Litauischer Chirurg neuer EU-Gesundheitskommissar
Der 63jährige Andriukaitis ist der erste Arzt auf diesem Posten. Der gelernte Chirurg verfügt darüber hinaus über politische Erfahrungen in der Gesundheitspolitik. Denn er war von 2012 bis zu seinem Wechsel nach Brüssel im Sommer diesen Jahres Gesundheitsminister seines Landes. In seiner neuen Funktion als Gesundheitskommissar ist Andriukaitis zudem für Fragen zum europäischen Verbraucherschutz und zur Arzneimittelpolitik der EU zuständig.
Bislang leitet der Malteser Tonio Borg das Ressort. Borg hatte 2012 seinen Landsmann John Dalli abgelöst, nachdem dieser wegen Korruptionsvorwürfen im Zusammenhang mit der Revision der EU-Tabakrichtlinie vorzeitig von seinem Amt als Gesundheitskommissar zurückgetreten war.Das Ressort wurde 1999 eingeführt. Damals leitet der Brite David Byrne als erster europäischer Gesundheitskommissar das Ressort. Die Bedeutung der EU-Gesundheitspolitik hat in den letzten Jahren zudem eher zu- als abgenommen, da die Brüsseler Machthaber die wichtige Rolle die Gesundheitssysteme als Wirtschafts- und Standortfaktor für die Union erkannt haben.
SARS, Vogelgrippe und Ebola sind drängende Themen
Ziel der europäischen Gesundheitspolitik war und ist es vor allem, die körperliche und geistige Gesundheit der europäischen Bürger durch grenzüberschreitende Maßnahmen zu verbessern und überall in der Union ein hohes Gesundheitsschutzniveau sicherzustellen.

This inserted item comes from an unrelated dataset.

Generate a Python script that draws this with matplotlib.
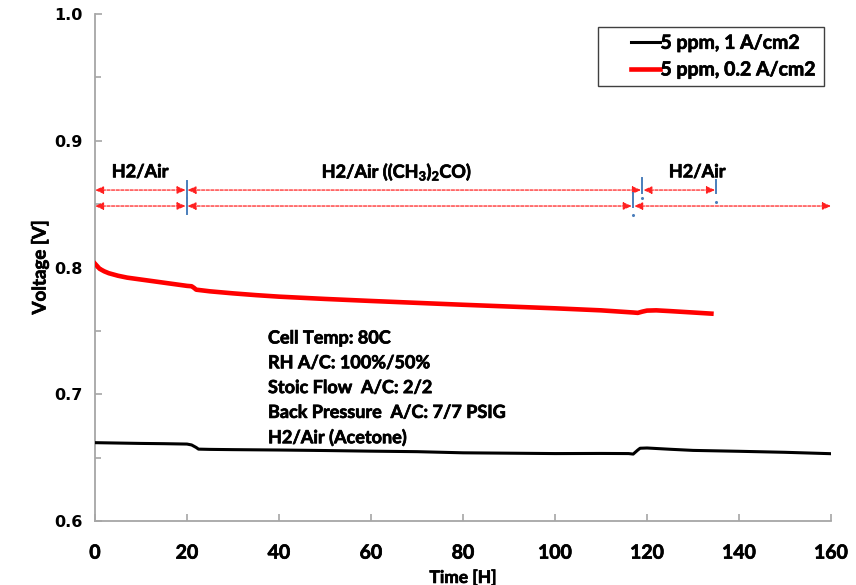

Zu diesem Zweck hat die EU in den zurückliegenden Jahren zahlreiche Verordnungen, Richtlinien und Aktionsprogramme erlassen. Sie dienen unter anderem dazu, den Ausbruch und die Verbreitung von Infektionskrankheiten und Seuchen wie SARS oder die Vogelgrippe innerhalb der EU einzudämmen beziehungsweise zu verhindern, die Ausbildungsstandards von Medizin- und Pflegeberufen anzugleichen, den Drogenkonsum zu bekämpfen und die Sicherheit von Arzneimitteln und Medizinprodukten zu gewährleisten.
Die EU beschäftigt sich dabei auch mit so aktuellen Fragen wie die Sicherheit von Amalgamfüllungen oder der Gefahr der Ausbreitung des Ebola-Virus innerhalb der Union. Zu den Grundwerten der EU-Gesundheitspolitik, zu denen sich alle EU-Mitgliedstaaten bekannt haben, gehören der universelle Zugang zu einer Gesundheitsversorgung von guter Qualität für alle EU-Bürger. Mit der Umsetzung der Richtlinie zur grenzüberschreitenden Gesundheitsversorgung im Oktober 2013, die Patienten das Recht einräumt, sich überall in der Union auf Kosten ihrer heimischen Krankenkasse behandeln zu lassen, ist die EU diesem Ziel einen großen Schritt näher gekommen.
Organisation des Gesundheitswesens bleibt nationale Aufgabe
Die Mitgliedstaaten wachen dabei beispielsweise im EU-Ministerrat mit Argusaugen darüber, dass die EU-Kommission ihre Kompetenzen nicht überschreitet. Denn die Verantwortung für die Organisation des Gesundheitswesens und die medizinische Versorgung ist und bleibt vorrangig eine nationale Aufgabe. Brüssel darf nach dem Vertrag von Lissabon hier in erster Linie lediglich eine koordinierende Funktion übernehmen, um die Zusammenarbeit der Mitgliedstaaten zu fördern, beispielsweise durch Leitlinien und Indikatoren oder den Austausch bewährter Verfahren.
Derzeit ganz oben auf der Agenda der EU-Gesundheitspolitik stehen ein neuer Regelungsrahmen für die Sicherheit von und den Umgang mit Medizinprodukten, die Schaffung von Exzellenzzentren für seltene Erkrankungen und die Bekämpfung gesundheitlicher Ungleichheiten zwischen den EU-Mitgliedstaaten.